With ‘Bridesmaids’ and ‘Spy’ both being massive critical hits, with ‘The Heat’ also scoring respectable points in its own right, there’s no doubt that Feig is able to produce a movie that people like. Allowing him to create a new ‘Ghostbusters’ film should have been cause for celebration, as we otherwise could’ve ended up with a music video director and a handful of unknowns from MTV shows to appeal to the youth market. Does that really sound more pleasing?

Yet this is the situation we’re in, as it feels I can’t even talk about the quality of the movie without addressing this multiple year attempt to poison the well that came before release. Even as we speak, over 10,000 accounts (let’s not say people) have voted it a 1 on popular movie cesspool IMDb, despite the fact the vast majority haven’t seen it. We didn’t get this reaction when ‘Point Break’ was given a remake a mere 7 months ago (for reasons nobody understands to this day), so sadly we have to assume this is down to this new wave of anti-women hatred that has oozed itself so vocally out of the anonymous depths of the web in the last few years. “It’s destroyed my childhood!” simply doesn’t stand up, unless you want to be viewed as someone who hasn’t grown up one bit in 30 years.

And that’s one of several reasons that ‘Ghostbusters’ is important, if simply to challenge this viewpoint where it hurts them. And while it isn’t, and never was going to be, as ‘good’ as the original, its existence is welcome to so many.

It’s a positive thing that girls, who were so horribly represented on screen during the golden years most 30 something males enjoyed  while we grew up, are now shown they can be equally billed on a beloved franchise. The same people who were sad that the only character they were supposed to relate to in the classic version were a secretary or the ‘gatekeeper’, are now able to be the heroes. For a man or woman to be able to take their daughter to a big summer blockbuster where women kick ass with science, and have people to believe in and look up to is objectively a good thing.

The plot, now we’ve got all that out the way, revolves around the reunification of Erin (Kristen Wiig) and Abby (Melissa McCarthy) who went different paths in their science careers. Having confronted Abby over publishing a long forgotten and potentially embarrassing ghost theory book, Erin discovers their original beliefs were in fact true as New York City begins to be inundated with the undead. Together with fellow scientist Holtzmann (Kate McKinnon) and Patty (Leslie Jones), an MTA worker with an equally useful knowledge of the city, the pair form a society dedicated to proving the existence of ghosts.

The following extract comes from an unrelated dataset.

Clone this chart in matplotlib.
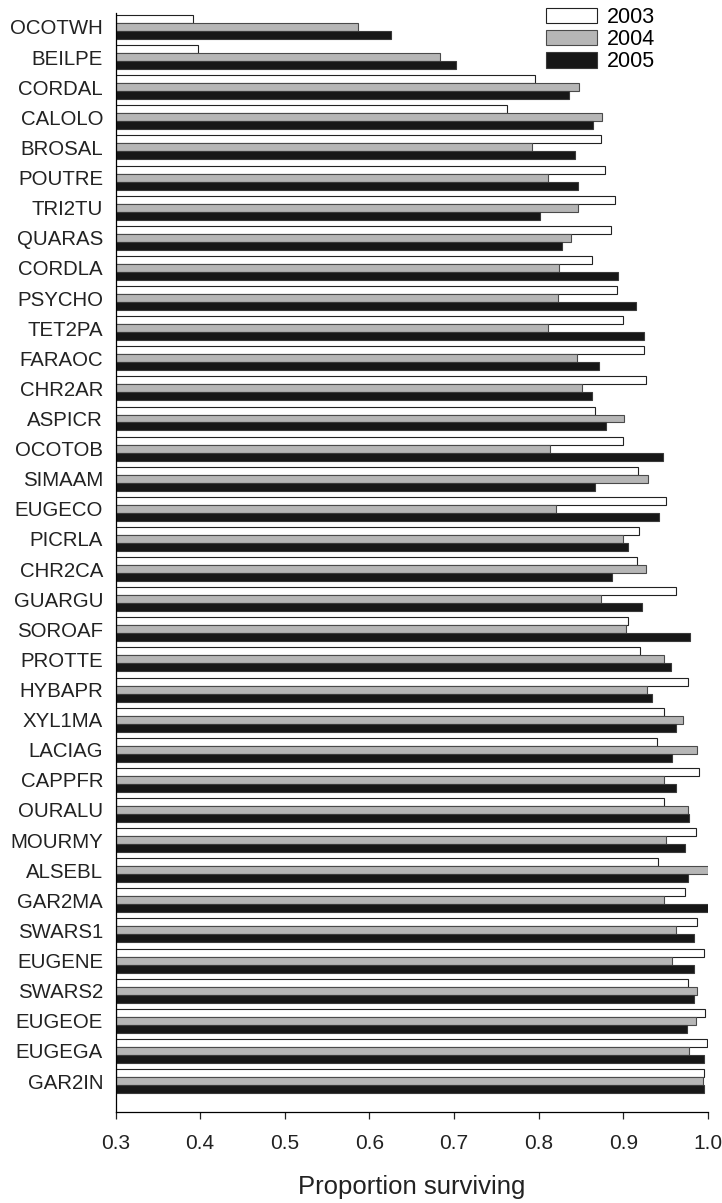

And so it’s a shame, but not necessarily a problem, that ‘Ghostbusters’ isn’t a five star, absolute riot of a movie. It’s for the most part humorous rather than hilarious, and sometimes relies on aforementioned callbacks and cameos too much to get a (warranted) reaction from the audience, but has enough it gets right that it doesn’t matter. The plot borrows enough from the original while carving its own path, and both character design and equipment styling has been given a lot of care and thought. For fans of the original, it’s a fresh enough origin story with a very different cast and approach that should entertain, while younger audiences will be able to go in unbiased and understand why the world loved the Ghostbusters originally.

2016’s ‘Ghostbusters’ is very much a film of its time, with frequent references to technology and the backlash it provides that the original movie simply couldn’t comment on. It feels enough time has passed that society’s attitudes have shifted in a way that allows a different viewpoint to essentially the same base story.

While some more characterisation and relationship between the characters wouldn’t have gone amiss, the four leads work well together and feel natural picks for the role. Feig and Katie Dippold did solid work with giving us new characters that aren’t simply replicants of the classic cast, but have a bit of familiarity at the same time. Stand out star is Kate McKinnon, who for several years has been a fan favourite on ‘Saturday Night Live’, who might be quite divisive amongst viewers due to just how ‘out there’ her character is, but you simply can’t not be drawn to her whenever she’s on screen.

Outside of an appropriately SNL themed set of lead and side characters (Wiig is an ex-cast member, McCarthy has hosted several times, while Leslie Jones and Cecily Strong are current cast members) the under-utilised Neil Casey makes for a great villain, while Chris Hemsworth gets to show off his comic chops in an attempt to steal the crown from Channing Tatum in heartthrob-turned-funnyman roles.

Overall, ‘Ghostbusters’ is simply fun. Tune out the whining of people who insist this is all about attacking straight males, and enjoy the fact we get to bust some ghosts again for the first time in decades.